Die neuen meinungsmächtigen Eliten ticken links

So wie in den USA, läuft es auch bei uns

Am 29. Dezember 2022 erschien in der NZZ mein Artikel mit dem Titel *Klimapolitik und der neue Moraladel“. Dort kommentierte ich Ergebnisse der Referenden über das Energiegesetz (Mai 2017) und über das CO2-Gesetz (Juni 2021). Akademisch Gebildete hatten den von links-grüner Ideologie getränkten „Energiewende-Gesetzen“ in beiden Volksabstimmungen mit dem weitaus höchsten Ja-Anteil aller Bildungskategorien zugestimmt.

Zu dieser politisch-ideologischen Verschiebung der Eliten in den Sektoren der „knowledge economy“ nach links bieten die USA harte Daten zu Parteiverschiebungen nach sozio-ökonomischen Kriterien. In der Demokratischen Partei dominieren heute ganz andere Bevölkerungsgruppen als früher. Das hat auch massive Auswirkungen auf die finanzielle Unterstützung der Parteien.
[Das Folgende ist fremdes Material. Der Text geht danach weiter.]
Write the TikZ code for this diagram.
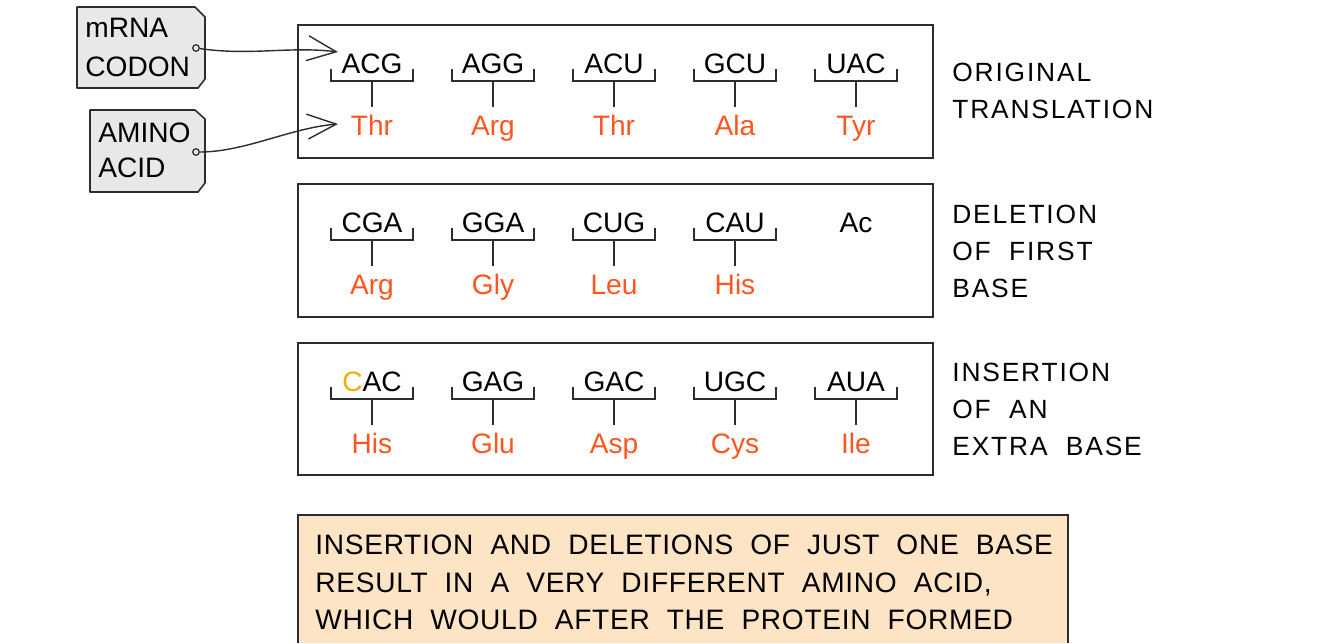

Ich zitiere aus einem Artikel auf der Plattform „The Liberal Patriot“ (Hervorhebungen durch Fettschrift von mir):

Two decades ago, sociologists Jeff Manza and Clem Brooks observed that “professionals have moved from being the most Republican class in the 1950s, to the second most Democratic class by the late 1980s and the most Democratic class in 1996.” This consolidation has only grown even more pronounced in the intervening years. As professionals have increasingly clustered in the Democratic Party, moreover, they’ve grown increasingly progressive, particularly on “cultural” issues surrounding sexuality, race, gender, environmentalism—and especially when compared with blue-collar workers.

Federal Election Commission campaign contribution data provides stark insights into just how strongly knowledge economy professionals have aligned themselves with the Democratic Party in recent cycles. In 2016, roughly nine out of ten political donations from those who work as activists or in the arts, academia, and journalism were given to Democrats. Similarly, Democrats received around 80 percent of donations from workers involved in research, entertainment, non-profits, and science. They also received more than two-thirds of donations from those in information technology, law, engineering, public relations, or civil service jobs. Among industries that skewed Democratic, the party’s highest total contributions came from lawyers and law firms, environmental political action committees, non-profits, the education sector, the entertainment sector, consulting, and publishing.

Similar patterns held in 2020: the occupations and employers with the largest number of workers who donated to the Biden-Harris campaign included teachers, educators and professors, lawyers, medical and psychiatric professionals, people who work in advertising, communications and entertainment, consultants, human resources professionals and administrators, architects and designers, IT specialists and engineers. Industries that provided the highest total contributions to the Democrats included securities and investment, education, lawyers and law firms, health professionals, non-profits, electronics companies, business services, entertainment, and civil service. Geographically speaking, Democratic votes in 2020 were tightly clustered in major cities and college towns where knowledge economy professionals live and work—and outside those zones, it was largely a sea of red.

The alignment of knowledge economy professionals with the Democratic Party has also shifted the socioeconomic composition of the Democratic base. To give some perspective of how much has changed: in 1993 the richest 20 percent of congressional districts were represented by Republicans over Democrats at a ratio of less than two to one. Today, they tilt Democratic by nearly five to one. 

Diese ideologisch-politische Verschiebung der zahlenmässig wachsenden akademischen Elite nach links sieht man in der Schweiz auch in der Leichtigkeit, mit welcher linke Gruppierungen heutzutage Finanzen und Unterschriften für Volksinitiativen und Referenden zusammenbringen.